In a stunning and hasty reversal, the U.S. Coast Guard announced late Thursday that swastikas and nooses are prohibited hate symbols — erasing an attempt to soften their definition after the plan elicited furious backlash.
The abrupt policy change occurred hours after the Washington Post first reported that the service was about to enact new harassment guidelines that downgraded the meaning of such symbols of fascism and racism, labeling them instead “potentially divisive.” That shift had been set to take effect Dec. 15.

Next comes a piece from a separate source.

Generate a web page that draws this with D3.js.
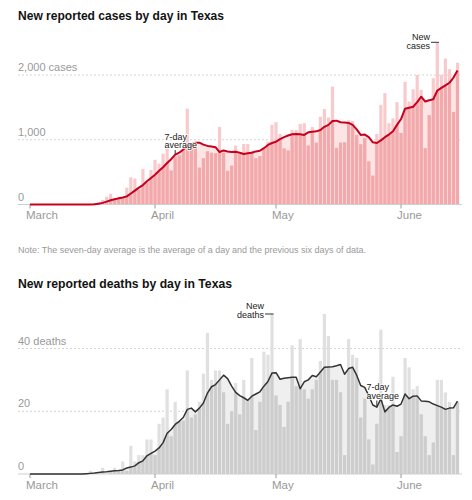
<!DOCTYPE html>
<html><head><meta charset="utf-8">
<script src="https://cdn.jsdelivr.net/npm/d3@7"></script>
<style>
body{margin:0;background:#fff;}
svg{display:block;font-family:"Liberation Sans",Arial,Helvetica,sans-serif;}
</style></head><body>
<svg id="c" width="472" height="500"></svg>
<script>
// ---------- DATA ----------
const startDay = "2020-03-01";
const endDay = "2020-06-15";
const monthTicks = ["2020-03-01","2020-04-01","2020-05-01","2020-06-01"];
const monthLabels = ["March","April","May","June"];
const casesTicks = [0, 1000, 2000];
const casesTickLabels = ["0", "1,000", "2,000 cases"];
const deathsTicks = [0, 20, 40];
const deathsTickLabels = ["0", "20", "40 deaths"];

const newCases = [0,0,0,0,0,0,0,0,0,0,0,0,0,0,
  5,10,20,40,70,120,165,100,120,110,260,420,400,230,550,340,535,
  690,630,785,860,525,740,760,845,1480,900,950,570,715,820,800,790,1200,800,520,600,910,780,935,935,830,715,750,860,970,1230,
  1270,1090,865,835,1150,1150,1245,1255,910,1195,955,1355,1475,1345,1820,875,955,960,1300,1290,1075,930,1025,665,445,1090,1540,1720,1255,1330,1580,
  1105,1895,1590,1780,2000,1770,870,1380,1950,2505,2005,2255,2090,1430,2190];

const casesAvg = [0,0,0,0,0,0,0,0,0,0,0,0,0,0,0,0,
  5,12,25,45,65,80,95,108,125,170,215,260,300,360,410,
  460,520,575,640,700,770,800,850,900,930,955,955,925,905,895,885,810,835,820,810,815,800,780,790,800,820,830,870,920,950,
  970,1010,1040,1065,1085,1090,1085,1075,1115,1125,1130,1150,1200,1230,1290,1295,1270,1265,1260,1230,1160,1075,1080,1040,960,950,990,1040,1080,1130,1230,
  1320,1480,1495,1510,1580,1665,1590,1610,1625,1760,1800,1840,1880,1960,2070];

const newDeaths = [0,0,0,0,0,0,0,0,0,0,0,0,0,0,0,
  1,0,0,2,0,1,2,1,4,1,9,4,6,6,11,11,
  6,16,18,27,12,23,17,17,33,18,19,23,32,45,30,33,33,26,16,20,29,19,30,24,37,14,23,39,38,51,
  25,22,15,23,41,28,43,27,24,27,30,36,51,44,30,30,26,6,43,38,37,18,24,11,3,16,46,22,22,31,7,
  12,37,34,27,28,19,12,6,10,30,30,26,23,6,23];

const deathsAvg = [0,0,0,0,0,0,0,0,0,0,0,0,0,0,
  0.1,0.2,0.3,0.5,0.6,0.7,0.9,1.0,1.1,1.3,1.9,2.2,2.6,3.6,4.2,5.8,6.6,
  7.3,8.3,10.0,13.0,14.2,15.8,16.8,18.0,20.6,21.0,19.8,21.0,22.6,25.8,27.8,28.5,30.0,31.5,30.4,28.0,26.0,25.0,24.3,23.5,24.8,25.5,26.2,28.0,29.5,32.2,
  32.3,30.2,30.5,30.7,30.8,30.8,27.2,29.4,30.0,31.4,31.0,32.5,34.0,34.1,34.2,34.5,34.9,31.8,33.6,34.0,31.5,28.2,27.6,25.0,22.0,21.3,24.0,19.8,21.2,22.0,21.6,
  22.3,25.5,24.0,24.8,24.9,23.3,23.2,23.0,22.3,21.8,21.3,20.6,21.0,21.1,23.2];

// ---------- CHART ----------
const parse = d3.timeParse("%Y-%m-%d");
const days = d3.timeDay.range(parse(startDay), d3.timeDay.offset(parse(endDay), 1));
const svg = d3.select("#c");
const W = 472;
const left = 18, right = 462;
const x = d3.scaleTime().domain([parse(startDay), parse(endDay)]).range([30, 457.5]);
const barW = 3.2;

svg.append("rect").attr("width", W).attr("height", 500).attr("fill", "#fff");

function panel(opt) {
  const g = svg.append("g");
  const y = d3.scaleLinear().domain([0, opt.ticks[opt.ticks.length - 1]]).range(opt.yRange);
  const data = days.map((d, i) => ({d, v: opt.values[i], a: opt.avg[i]}));

  // title
  g.append("text").attr("x", left).attr("y", opt.titleY)
    .attr("font-size", 13.5).attr("font-weight", "bold").attr("fill", "#121212")
    .attr("textLength", opt.titleLen).attr("lengthAdjust", "spacingAndGlyphs")
    .text(opt.title);

  // gridlines + labels
  opt.ticks.forEach((t, k) => {
    if (t > 0) {
      g.append("line").attr("x1", left).attr("x2", right)
        .attr("y1", y(t)).attr("y2", y(t))
        .attr("stroke", "#d4d4d4").attr("stroke-dasharray", "2,2").attr("stroke-width", 1);
    }
    g.append("text").attr("x", left).attr("y", y(t) - 4)
      .attr("font-size", 11).attr("fill", "#999").text(opt.tickLabels[k]);
  });

  // area under average
  const area = d3.area().x(d => x(d.d) + (d.dx || 0)).y0(y(0)).y1(d => y(d.a));
  const clipData = [Object.assign({}, data[0], {dx: -barW}), ...data,
                    Object.assign({}, data[data.length - 1], {dx: barW})];
  g.append("path").attr("d", area(data)).attr("fill", opt.areaColor);

  const clipId = "clip" + opt.id;
  g.append("clipPath").attr("id", clipId).append("path").attr("d", area(clipData));

  g.append("g").selectAll("rect").data(data).join("rect")
    .attr("x", d => x(d.d) - barW / 2).attr("width", barW)
    .attr("y", d => y(d.v)).attr("height", d => y(0) - y(d.v))
    .attr("fill", opt.lightBar);
  g.append("g").attr("clip-path", `url(#${clipId})`).selectAll("rect").data(data).join("rect")
    .attr("x", d => x(d.d) - barW / 2).attr("width", barW)
    .attr("y", d => y(d.v)).attr("height", d => y(0) - y(d.v))
    .attr("fill", opt.darkBar);

  // baseline
  g.append("line").attr("x1", left).attr("x2", right).attr("y1", y(0)).attr("y2", y(0))
    .attr("stroke", "#cfcfcf").attr("stroke-width", 1);

  // month ticks
  monthTicks.forEach((m, k) => {
    const xx = x(parse(m));
    g.append("line").attr("x1", xx).attr("x2", xx).attr("y1", y(0)).attr("y2", y(0) + 4)
      .attr("stroke", "#999");
    g.append("text").attr("x", xx - 4).attr("y", y(0) + 14.5)
      .attr("font-size", 11.5).attr("fill", "#999").text(monthLabels[k]);
  });

  // average line
  g.append("path").attr("d", d3.line().x(d => x(d.d)).y(d => y(d.a))(data))
    .attr("fill", "none").attr("stroke", opt.lineColor).attr("stroke-width", opt.lineW)
    .attr("stroke-linejoin", "round");

  return {g, y, data};
}

function label(g, lines, xx, y0, anchor) {
  const t = g.append("text").attr("font-size", 9).attr("fill", "#222")
    .attr("text-anchor", anchor)
    .attr("stroke", "#fff").attr("stroke-width", 2).attr("paint-order", "stroke")
    .attr("stroke-opacity", 0.8);
  lines.forEach((s, k) => t.append("tspan").attr("x", xx).attr("y", y0 + k * 8.5).text(s));
}

// Cases panel
const p1 = panel({id: 1, title: "New reported cases by day in Texas", titleY: 20, titleLen: 206,
  ticks: casesTicks, tickLabels: casesTickLabels, values: newCases, avg: casesAvg,
  yRange: [204.5, 75], areaColor: "#fde5e5", lightBar: "#f8cacc", darkBar: "#f2a9ab",
  lineColor: "#c8001e", lineW: 2});

// note
svg.append("text").attr("x", left).attr("y", 253).attr("font-size", 9.5).attr("fill", "#999")
  .attr("textLength", 348).attr("lengthAdjust", "spacingAndGlyphs")
  .text("Note: The seven-day average is the average of a day and the previous six days of data.");

// Deaths panel
const p2 = panel({id: 2, title: "New reported deaths by day in Texas", titleY: 288, titleLen: 214,
  ticks: deathsTicks, tickLabels: deathsTickLabels, values: newDeaths, avg: deathsAvg,
  yRange: [474, 348.5], areaColor: "#efefef", lightBar: "#e0e0e0", darkBar: "#cdcdcd",
  lineColor: "#333", lineW: 1.5});

// Annotations: cases
{
  const pk = p1.data[d3.maxIndex(newCases)];
  label(p1.g, ["New", "cases"], 430, 40, "end");
  p1.g.append("line").attr("x1", 431).attr("x2", x(pk.d) + barW / 2)
    .attr("y1", p1.y(pk.v)).attr("y2", p1.y(pk.v)).attr("stroke", "#333").attr("stroke-width", 1);
  const av = p1.data[36];
  label(p1.g, ["7-day", "average"], 164.5, 139.5, "start");
  p1.g.append("line").attr("x1", x(av.d)).attr("x2", x(av.d)).attr("y1", 150).attr("y2", p1.y(av.a))
    .attr("stroke", "#333").attr("stroke-width", 1);
}
// Annotations: deaths
{
  const pk = p2.data[d3.maxIndex(newDeaths)];
  label(p2.g, ["New", "deaths"], 264, 309, "end");
  p2.g.append("line").attr("x1", 265).attr("x2", x(pk.d) + barW / 2)
    .attr("y1", p2.y(pk.v)).attr("y2", p2.y(pk.v)).attr("stroke", "#333").attr("stroke-width", 1);
  const av = p2.data[86];
  label(p2.g, ["7-day", "average"], 366.5, 390, "start");
  p2.g.append("line").attr("x1", x(av.d)).attr("x2", x(av.d)).attr("y1", 400.5).attr("y2", p2.y(av.a))
    .attr("stroke", "#333").attr("stroke-width", 1);
}
</script>
</body></html>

In a memo to Coast Guard personnel, the service’s acting commandant, Adm. Kevin Lunday, said the policy document issued late Thursday night supersedes all previous guidance on the issue.
“Divisive or hate symbols and flags are prohibited,” Lunday wrote in his memo. “These symbols and flags include, but are not limited to, the following: a noose, a swastika, and any symbols or flags co-opted or adopted by hate-based groups as representations of supremacy, racial or religious intolerance, antisemitism, or any other improper bias.”

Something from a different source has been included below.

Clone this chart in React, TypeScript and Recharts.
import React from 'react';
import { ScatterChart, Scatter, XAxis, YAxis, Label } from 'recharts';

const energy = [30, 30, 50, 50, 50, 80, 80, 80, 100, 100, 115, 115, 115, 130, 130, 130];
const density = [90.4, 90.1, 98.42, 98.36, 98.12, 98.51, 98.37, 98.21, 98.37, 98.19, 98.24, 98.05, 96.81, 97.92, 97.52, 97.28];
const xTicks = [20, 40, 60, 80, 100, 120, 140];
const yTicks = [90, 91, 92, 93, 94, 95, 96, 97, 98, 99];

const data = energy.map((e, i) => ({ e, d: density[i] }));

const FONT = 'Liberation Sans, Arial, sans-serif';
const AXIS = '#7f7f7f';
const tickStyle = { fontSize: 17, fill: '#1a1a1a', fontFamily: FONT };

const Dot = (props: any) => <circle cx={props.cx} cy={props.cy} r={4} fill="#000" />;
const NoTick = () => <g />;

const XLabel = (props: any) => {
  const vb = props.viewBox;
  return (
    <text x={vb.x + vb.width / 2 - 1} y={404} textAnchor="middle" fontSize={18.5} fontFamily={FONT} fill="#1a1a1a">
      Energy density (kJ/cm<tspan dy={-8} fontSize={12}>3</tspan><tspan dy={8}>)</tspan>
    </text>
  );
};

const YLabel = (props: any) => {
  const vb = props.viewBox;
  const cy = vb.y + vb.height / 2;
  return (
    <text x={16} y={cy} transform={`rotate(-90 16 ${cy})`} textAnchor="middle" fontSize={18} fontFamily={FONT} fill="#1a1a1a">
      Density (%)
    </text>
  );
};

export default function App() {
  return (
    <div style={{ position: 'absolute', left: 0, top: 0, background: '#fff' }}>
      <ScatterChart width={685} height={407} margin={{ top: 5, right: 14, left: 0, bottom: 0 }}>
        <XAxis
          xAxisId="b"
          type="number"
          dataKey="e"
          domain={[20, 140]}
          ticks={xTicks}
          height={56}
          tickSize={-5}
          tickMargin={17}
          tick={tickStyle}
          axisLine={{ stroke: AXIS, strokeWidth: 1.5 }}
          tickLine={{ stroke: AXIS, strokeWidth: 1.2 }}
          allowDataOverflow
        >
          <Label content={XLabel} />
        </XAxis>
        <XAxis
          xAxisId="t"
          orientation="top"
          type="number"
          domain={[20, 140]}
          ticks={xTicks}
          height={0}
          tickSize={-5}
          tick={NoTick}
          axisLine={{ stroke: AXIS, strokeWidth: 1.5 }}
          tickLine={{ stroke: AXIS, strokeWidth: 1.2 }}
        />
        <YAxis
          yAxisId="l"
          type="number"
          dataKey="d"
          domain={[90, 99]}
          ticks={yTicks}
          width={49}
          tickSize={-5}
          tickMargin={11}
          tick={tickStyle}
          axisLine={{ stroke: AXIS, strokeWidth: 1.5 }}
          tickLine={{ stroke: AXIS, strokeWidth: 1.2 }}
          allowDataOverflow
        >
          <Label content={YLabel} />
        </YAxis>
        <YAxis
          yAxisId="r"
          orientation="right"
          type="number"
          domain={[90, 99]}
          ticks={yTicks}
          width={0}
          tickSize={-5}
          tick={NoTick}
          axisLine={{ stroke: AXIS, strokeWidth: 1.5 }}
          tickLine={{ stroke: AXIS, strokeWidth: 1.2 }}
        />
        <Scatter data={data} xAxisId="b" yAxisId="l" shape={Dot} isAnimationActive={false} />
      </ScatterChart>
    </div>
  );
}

The revision also emphasizes that Confederate flags remain banned from display, except in limited contexts or where they are part of a historical display or a minor part of a painting.
It was unclear Friday morning who had directed the attempt to reclassify such symbols as “potentially divisive” rather than hate symbols. A Coast Guard spokeswoman did not immediately address questions about how the late-night policy reversal came to be.

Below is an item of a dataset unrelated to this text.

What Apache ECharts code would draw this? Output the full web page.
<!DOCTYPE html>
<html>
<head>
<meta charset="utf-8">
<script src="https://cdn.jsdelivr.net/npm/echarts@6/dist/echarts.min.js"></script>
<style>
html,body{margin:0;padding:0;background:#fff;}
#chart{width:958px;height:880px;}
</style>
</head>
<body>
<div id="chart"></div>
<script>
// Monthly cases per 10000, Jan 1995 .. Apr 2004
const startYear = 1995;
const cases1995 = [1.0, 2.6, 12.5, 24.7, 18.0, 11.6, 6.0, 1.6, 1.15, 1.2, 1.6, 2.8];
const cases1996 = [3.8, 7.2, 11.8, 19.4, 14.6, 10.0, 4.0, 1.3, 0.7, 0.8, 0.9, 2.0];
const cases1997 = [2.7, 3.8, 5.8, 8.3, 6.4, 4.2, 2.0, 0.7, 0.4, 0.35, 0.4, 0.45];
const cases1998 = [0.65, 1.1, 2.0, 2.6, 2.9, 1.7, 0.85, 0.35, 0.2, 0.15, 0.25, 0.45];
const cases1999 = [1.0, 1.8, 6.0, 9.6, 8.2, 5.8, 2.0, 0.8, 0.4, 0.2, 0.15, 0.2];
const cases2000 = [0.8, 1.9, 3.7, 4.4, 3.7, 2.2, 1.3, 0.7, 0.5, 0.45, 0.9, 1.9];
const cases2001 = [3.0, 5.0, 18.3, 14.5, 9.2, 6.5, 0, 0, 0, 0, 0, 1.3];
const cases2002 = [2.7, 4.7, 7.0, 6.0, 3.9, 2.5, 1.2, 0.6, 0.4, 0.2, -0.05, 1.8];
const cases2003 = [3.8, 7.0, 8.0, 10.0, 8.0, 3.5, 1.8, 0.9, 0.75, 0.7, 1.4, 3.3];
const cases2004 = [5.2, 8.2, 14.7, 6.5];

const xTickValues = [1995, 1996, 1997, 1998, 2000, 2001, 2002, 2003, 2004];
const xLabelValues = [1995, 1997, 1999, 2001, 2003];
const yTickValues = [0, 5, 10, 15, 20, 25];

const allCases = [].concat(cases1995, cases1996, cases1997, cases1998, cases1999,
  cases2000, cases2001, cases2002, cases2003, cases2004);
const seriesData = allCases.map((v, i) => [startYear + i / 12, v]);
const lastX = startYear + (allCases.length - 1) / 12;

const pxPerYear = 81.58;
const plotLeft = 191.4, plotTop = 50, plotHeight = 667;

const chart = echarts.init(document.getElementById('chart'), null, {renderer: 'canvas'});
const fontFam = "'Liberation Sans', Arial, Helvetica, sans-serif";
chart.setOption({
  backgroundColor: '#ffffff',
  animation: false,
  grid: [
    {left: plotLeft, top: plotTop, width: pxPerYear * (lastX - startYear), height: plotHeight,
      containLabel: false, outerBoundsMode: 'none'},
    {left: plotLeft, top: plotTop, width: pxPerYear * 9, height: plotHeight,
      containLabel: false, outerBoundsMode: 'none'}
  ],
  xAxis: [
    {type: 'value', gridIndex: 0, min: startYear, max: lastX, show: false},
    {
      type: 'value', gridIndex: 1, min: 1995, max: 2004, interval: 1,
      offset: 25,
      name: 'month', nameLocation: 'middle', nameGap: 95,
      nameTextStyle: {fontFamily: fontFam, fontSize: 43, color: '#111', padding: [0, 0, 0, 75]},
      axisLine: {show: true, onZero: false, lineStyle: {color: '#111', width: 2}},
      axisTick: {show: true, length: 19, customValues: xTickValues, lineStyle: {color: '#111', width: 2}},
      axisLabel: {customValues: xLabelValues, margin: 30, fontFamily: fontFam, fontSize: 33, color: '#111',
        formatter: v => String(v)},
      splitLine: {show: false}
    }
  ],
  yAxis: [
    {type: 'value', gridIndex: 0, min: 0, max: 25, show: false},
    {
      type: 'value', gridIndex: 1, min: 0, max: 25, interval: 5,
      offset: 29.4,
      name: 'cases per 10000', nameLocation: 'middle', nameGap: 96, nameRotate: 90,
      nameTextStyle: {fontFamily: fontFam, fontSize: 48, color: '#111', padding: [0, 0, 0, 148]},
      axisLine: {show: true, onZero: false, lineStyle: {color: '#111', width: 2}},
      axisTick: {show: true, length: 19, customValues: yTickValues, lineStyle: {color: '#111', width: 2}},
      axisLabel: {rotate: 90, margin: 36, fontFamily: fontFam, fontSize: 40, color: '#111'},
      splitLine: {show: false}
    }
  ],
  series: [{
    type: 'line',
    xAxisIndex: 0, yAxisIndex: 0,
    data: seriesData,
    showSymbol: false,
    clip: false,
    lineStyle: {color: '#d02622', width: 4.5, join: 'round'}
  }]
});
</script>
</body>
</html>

The Department of Homeland Security, which oversees the Coast Guard under the purview of Homeland Security Secretary Kristi L. Noem, did not respond to questions Friday seeking to understand whether Noem or her staff at DHS had any involvement in attempting to classify swastikas and nooses as “potentially divisive,” or whether the secretary had even known about the planned language change before the Post’s story was published.
Instead, the agency’s chief spokeswoman, Tricia McLaughlin, issued a statement attacking the Post and falsely claiming that its initial reporting was “demonstrably false.”